Ten artists are shortlisted by an independent jury chosen by the Foundation and given financial support and six months to develop and produce their proposed work, after which an exhibition is organised in various venues in the twin cities of Ramallah and Al Bireh, and/or in other locations as may be appropriate. The jury of distinguished Palestinian and internationally renowned artists, curators, commentators and professionals in the fields of culture and the visual arts are invited to Palestine to meet the artists, view the exhibition and select first, second and third prize winners.
The Foundation continues in its engagement with the YAYA finalists by generating opportunities for international residencies and offering support for exhibiting their work both locally and internationally.
The Curator
Viviana Checchia is a curator and critic, and currently a PhD candidate at Loughborough University in the UK. She lives in London and is the Co-Founder and Chief Curator of Vessel in Italy, a non-profit arts organization devoted to developing critical discourse around contemporary art related to social and geo-political issues.
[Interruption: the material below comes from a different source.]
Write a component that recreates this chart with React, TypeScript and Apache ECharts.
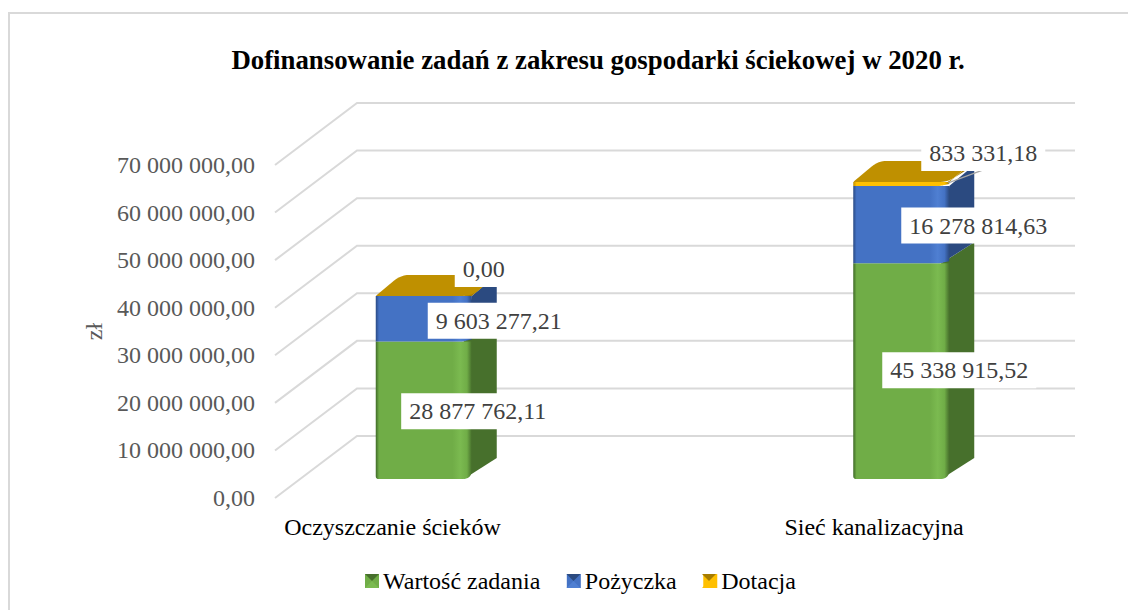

As Assistant Curator at Eastside Projects in the UK she researched and assisted in curating Abstract Cabinet Show and Liam Gillick Two Short Plays. Her projects as an independent curator include In Dialogue at Nottingham Contemporary (2012); There’s something to this (but I don’t know what it is), at Nitra Gallery, Slovakia (2010); and Giant Step, a collaboration with the Van Abbemuseum, Mostyn Gallery and Galeria Labirynt (2012). She was part of the Agora, the curatorial team for the 4th Athens Biennale (2013).
Viviana participated in the Gwangju Foundation Course for International Curators (2010) and the ICI Curatorial Intensive in Derry-Londonderry (2013). Together with Anna Santomauro she is one of the recipients of the 2013 ICI/DEDALUS RESEARCH AWARD.
The Curatorial Statement
The project I will develop for YAYA 2014 together with the nine selected artists will explore, both theoretically and practically, the use of archives and the concept and use of self-historisation.
I aim to create a long term project based on the pro-active engagement of the artists and the curator: the result should be an open laboratory of the archive grounded on a retrospective understanding of the use of archive within contemporary art from the 1990s until today. The project will have the format and dynamic of an archive in itself: looking back and looking forward both in its curatorial development, artistic creation and final formalisation.
My principal interest as a curator lies in the process rather than in the production of the final outcome. Therefore I will give importance to a series of online events the participants will attend, which will run in parallel with the production of the artworks and the exhibition. The final goal is to create temporary source rooms that act as a durational profile to short term projects.
I believe this interest respond perfectly to the shift the YAYA is making towards a more educational turn, a shift that I find extremely stimulating and necessary above all for the artists involved and for the mission of this price as well.
The curatorial approach was designed to respond to the new format of the YAYA as a learning and developing process, a shift that I find extremely stimulating and necessary for the artists involved and for the mission of the Award.
The Artists
A jury of three members were invited to review the artists’ applications with the curator. After intense scrutiny and discussions of the proposed art projects, the decision was made to invite nine artists to participate in the final stages of the YAYA. The nine artists, and the proposed projects are as follows:
Aya Abu Ghazaleh proposed a project titled “Zinco”, a multimedia installation which builds on stories collected from refugee camps in Jordan.
Bashar Khalaf’s “Revolutionary Artists” is a painting project in which the artist revisits artists and their works, artists who at a certain period of the history of the Palestinian struggle had engaged with visual art as a culture of resistance and revolutionary work.
Farah Saleh’s “Son of a Fida’ee in Moscow” is a multimedia installation and performance, in which she translates, through employing material from her own family archive, the experience of a generation of young boys who were sent to Russia by their revolutionary parents to attend schools.
Hamudeh Ghannam’s “Children of the Valley” is a multimedia project in which the artist returns to the four year period between 1952 and 1956 in Haifa, to uncover stories of resistance to the Israeli occupation forces in the city’s only remaining Arab neighbourhood.
“Forgery of History” is a multimedia installation by the artist Hanadi Abu Jamal, in which she proposes to look at the city of Jerusalem as a stage for the falsifying and forcing of historical narratives by the Israeli occupation.
Iman Al Sayyed, in her multimedia work “Reincarnation (WIP)”, looks at her father’s archives and exposes them to the public as a way of reincarnating memories and telling a history that is absent from the formal narratives.
“Between the Earth and Sky” is a multimedia artwork proposed by Mjadal Nateel about the corpses in Israel’s notorious ‘cemeteries of numbers’ and their metaphorical suspension between the earth and sky.
“I’m Sorry For the Metaphor” is Noor Abed’s video, sound and performance project in which she recreates images of the imagination, dreams and fantasies in order to weave new narratives and alternative new histories.
“Captured Still Life”, a video and printed material installation, is Noor Abuarafeh’s proposed work and tackles the politics of the relationship between art institutions and artists/artworks by researching, interpreting, deconstructing and reconstructing material found in the archives of art institutions.